**Plotting code records**.
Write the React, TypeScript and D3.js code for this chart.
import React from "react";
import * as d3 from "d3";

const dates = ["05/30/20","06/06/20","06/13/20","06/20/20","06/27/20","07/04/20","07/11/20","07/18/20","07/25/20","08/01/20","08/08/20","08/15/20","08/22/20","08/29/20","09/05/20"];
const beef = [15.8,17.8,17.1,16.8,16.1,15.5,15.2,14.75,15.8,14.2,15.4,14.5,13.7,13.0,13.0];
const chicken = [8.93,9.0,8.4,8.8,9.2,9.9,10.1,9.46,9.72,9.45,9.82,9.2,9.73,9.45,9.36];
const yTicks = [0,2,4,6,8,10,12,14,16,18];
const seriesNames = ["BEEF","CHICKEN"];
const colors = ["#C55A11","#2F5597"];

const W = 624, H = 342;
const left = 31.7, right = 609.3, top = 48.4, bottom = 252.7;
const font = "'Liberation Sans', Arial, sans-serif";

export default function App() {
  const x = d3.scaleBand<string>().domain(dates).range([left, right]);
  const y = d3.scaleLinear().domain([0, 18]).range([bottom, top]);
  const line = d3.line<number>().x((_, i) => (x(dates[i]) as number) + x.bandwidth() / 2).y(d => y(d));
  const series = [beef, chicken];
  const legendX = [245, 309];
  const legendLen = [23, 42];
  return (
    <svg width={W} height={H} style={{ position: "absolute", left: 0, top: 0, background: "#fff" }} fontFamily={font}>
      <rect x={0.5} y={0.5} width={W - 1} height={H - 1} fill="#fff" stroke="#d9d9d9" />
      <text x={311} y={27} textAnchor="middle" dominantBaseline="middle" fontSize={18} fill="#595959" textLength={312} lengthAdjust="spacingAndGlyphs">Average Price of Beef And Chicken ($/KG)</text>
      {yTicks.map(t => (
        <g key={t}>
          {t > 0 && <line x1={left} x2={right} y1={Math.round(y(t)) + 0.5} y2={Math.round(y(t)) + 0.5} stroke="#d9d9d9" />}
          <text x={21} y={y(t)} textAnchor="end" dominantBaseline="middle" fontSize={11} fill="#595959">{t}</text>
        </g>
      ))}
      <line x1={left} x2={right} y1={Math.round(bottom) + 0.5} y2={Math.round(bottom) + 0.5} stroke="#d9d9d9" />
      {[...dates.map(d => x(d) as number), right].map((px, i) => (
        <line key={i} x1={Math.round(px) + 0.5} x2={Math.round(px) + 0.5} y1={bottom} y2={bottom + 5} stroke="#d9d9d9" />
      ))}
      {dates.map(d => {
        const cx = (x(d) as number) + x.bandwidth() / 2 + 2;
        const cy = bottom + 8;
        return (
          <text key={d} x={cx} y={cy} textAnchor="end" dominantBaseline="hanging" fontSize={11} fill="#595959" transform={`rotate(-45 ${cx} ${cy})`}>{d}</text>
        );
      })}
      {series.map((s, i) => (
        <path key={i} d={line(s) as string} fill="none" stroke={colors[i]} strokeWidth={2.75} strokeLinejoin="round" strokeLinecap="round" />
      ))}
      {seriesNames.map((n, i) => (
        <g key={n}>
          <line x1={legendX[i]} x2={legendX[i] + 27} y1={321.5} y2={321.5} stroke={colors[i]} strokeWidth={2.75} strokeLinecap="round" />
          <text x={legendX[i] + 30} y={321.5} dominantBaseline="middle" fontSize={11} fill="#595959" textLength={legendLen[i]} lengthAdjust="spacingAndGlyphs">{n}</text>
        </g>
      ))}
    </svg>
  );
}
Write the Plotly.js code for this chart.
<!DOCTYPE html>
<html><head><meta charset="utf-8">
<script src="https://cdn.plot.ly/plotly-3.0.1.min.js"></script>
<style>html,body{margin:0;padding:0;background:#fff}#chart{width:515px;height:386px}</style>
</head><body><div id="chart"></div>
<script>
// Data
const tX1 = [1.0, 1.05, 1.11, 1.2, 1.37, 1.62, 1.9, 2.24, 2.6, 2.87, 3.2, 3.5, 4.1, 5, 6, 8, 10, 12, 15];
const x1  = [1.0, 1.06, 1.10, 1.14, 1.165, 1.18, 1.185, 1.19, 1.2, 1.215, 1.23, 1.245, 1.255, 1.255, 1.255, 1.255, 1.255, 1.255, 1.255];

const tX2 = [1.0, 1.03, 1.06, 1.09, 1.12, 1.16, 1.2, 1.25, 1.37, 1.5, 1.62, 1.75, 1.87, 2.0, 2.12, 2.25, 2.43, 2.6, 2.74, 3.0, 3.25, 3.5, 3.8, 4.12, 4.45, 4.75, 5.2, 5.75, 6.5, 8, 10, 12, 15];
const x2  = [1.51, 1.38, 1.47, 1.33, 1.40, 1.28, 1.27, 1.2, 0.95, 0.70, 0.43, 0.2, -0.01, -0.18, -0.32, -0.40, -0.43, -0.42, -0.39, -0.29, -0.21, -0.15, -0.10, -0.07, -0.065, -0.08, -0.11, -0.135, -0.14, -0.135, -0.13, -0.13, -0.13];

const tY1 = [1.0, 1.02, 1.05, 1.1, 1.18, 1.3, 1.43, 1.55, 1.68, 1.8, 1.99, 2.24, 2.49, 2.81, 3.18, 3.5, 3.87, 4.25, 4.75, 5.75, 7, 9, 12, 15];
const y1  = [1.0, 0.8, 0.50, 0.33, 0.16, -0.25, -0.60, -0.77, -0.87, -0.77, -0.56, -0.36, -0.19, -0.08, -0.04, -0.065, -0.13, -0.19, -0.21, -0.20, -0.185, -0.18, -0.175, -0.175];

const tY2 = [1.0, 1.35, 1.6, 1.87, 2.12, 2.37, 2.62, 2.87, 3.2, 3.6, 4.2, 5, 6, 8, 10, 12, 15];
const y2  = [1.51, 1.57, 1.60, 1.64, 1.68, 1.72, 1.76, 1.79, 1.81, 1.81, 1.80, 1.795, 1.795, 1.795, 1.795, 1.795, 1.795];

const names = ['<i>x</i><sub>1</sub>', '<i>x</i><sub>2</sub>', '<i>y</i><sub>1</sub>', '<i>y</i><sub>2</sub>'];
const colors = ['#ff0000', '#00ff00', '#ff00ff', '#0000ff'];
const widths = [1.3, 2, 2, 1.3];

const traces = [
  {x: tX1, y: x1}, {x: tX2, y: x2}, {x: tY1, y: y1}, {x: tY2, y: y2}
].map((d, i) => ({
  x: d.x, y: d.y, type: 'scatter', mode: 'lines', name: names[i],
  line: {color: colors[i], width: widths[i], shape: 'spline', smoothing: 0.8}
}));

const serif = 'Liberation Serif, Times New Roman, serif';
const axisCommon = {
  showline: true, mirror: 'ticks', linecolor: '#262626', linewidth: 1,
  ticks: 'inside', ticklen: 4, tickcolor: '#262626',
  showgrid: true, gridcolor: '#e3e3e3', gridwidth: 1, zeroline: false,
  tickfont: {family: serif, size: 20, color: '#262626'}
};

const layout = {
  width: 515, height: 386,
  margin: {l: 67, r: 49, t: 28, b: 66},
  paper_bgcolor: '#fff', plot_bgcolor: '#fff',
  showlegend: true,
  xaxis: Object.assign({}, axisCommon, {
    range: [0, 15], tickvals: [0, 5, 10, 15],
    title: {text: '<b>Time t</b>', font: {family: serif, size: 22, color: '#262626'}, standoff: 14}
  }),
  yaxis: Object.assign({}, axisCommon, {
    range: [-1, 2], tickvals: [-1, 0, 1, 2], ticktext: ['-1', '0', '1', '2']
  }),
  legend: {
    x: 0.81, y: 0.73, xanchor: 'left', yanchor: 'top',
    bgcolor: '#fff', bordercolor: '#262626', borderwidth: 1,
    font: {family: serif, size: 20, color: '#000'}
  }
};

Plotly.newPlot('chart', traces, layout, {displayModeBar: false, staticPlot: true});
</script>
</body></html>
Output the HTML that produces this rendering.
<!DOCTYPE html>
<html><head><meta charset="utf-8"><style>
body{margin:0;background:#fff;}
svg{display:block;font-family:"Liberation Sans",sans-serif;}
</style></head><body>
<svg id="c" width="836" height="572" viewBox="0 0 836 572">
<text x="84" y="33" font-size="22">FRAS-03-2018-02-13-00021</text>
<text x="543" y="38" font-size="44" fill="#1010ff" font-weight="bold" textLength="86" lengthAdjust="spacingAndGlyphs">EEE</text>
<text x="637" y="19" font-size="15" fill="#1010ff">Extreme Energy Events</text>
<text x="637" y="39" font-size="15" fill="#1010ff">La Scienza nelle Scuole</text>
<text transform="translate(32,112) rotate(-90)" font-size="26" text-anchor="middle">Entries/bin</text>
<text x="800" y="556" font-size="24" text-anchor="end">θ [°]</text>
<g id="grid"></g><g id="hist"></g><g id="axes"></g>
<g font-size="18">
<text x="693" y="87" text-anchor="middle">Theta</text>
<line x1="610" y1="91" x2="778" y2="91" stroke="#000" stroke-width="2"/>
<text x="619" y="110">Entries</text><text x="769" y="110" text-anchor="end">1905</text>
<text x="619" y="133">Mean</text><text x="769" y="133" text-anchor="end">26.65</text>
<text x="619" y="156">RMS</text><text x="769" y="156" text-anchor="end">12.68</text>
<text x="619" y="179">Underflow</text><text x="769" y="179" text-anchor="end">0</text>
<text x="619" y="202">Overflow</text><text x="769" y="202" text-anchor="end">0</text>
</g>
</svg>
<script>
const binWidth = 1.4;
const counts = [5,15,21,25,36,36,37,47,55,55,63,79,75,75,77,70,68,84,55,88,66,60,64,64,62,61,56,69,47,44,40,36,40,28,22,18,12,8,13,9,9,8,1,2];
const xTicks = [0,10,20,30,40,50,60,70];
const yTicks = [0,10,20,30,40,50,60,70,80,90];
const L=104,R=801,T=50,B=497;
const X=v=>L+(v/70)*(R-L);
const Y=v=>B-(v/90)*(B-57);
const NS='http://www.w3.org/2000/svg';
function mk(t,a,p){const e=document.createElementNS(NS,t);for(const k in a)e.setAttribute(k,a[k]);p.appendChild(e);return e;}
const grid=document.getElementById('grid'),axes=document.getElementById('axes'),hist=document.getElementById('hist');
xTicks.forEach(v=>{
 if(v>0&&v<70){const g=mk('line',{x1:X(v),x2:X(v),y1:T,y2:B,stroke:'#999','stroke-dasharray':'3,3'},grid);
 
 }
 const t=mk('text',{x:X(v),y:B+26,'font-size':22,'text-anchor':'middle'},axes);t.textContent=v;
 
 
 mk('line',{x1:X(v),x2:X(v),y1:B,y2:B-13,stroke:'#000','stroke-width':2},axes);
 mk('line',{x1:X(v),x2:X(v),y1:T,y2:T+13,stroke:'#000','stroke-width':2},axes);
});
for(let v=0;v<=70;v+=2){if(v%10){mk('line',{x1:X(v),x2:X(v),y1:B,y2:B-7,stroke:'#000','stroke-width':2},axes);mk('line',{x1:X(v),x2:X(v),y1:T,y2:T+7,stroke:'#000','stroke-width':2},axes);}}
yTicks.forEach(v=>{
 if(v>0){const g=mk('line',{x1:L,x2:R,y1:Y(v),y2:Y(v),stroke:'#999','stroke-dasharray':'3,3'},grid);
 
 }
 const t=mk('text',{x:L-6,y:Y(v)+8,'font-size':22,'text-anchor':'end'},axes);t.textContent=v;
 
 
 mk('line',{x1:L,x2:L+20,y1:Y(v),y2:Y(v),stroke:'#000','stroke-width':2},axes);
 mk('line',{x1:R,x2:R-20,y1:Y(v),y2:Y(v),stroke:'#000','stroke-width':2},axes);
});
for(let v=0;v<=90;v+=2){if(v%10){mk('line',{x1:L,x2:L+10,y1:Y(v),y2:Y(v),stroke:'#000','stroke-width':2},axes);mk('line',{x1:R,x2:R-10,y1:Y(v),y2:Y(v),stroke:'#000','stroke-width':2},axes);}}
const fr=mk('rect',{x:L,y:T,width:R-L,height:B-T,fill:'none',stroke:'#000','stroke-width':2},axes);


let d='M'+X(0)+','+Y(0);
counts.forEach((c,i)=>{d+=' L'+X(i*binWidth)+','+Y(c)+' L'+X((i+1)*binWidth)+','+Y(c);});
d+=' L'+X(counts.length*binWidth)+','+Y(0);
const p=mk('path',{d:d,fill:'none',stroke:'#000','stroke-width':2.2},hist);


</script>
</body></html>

**INSTRUCTIONS FOR THE TASK**. Return exactly, please, the lines of the material from the first one down to and including the line where "import * as" appears.

**RIGHT ANSWER**.
Write the React, TypeScript and D3.js code for this chart.
import React from "react";
import * as d3 from "d3";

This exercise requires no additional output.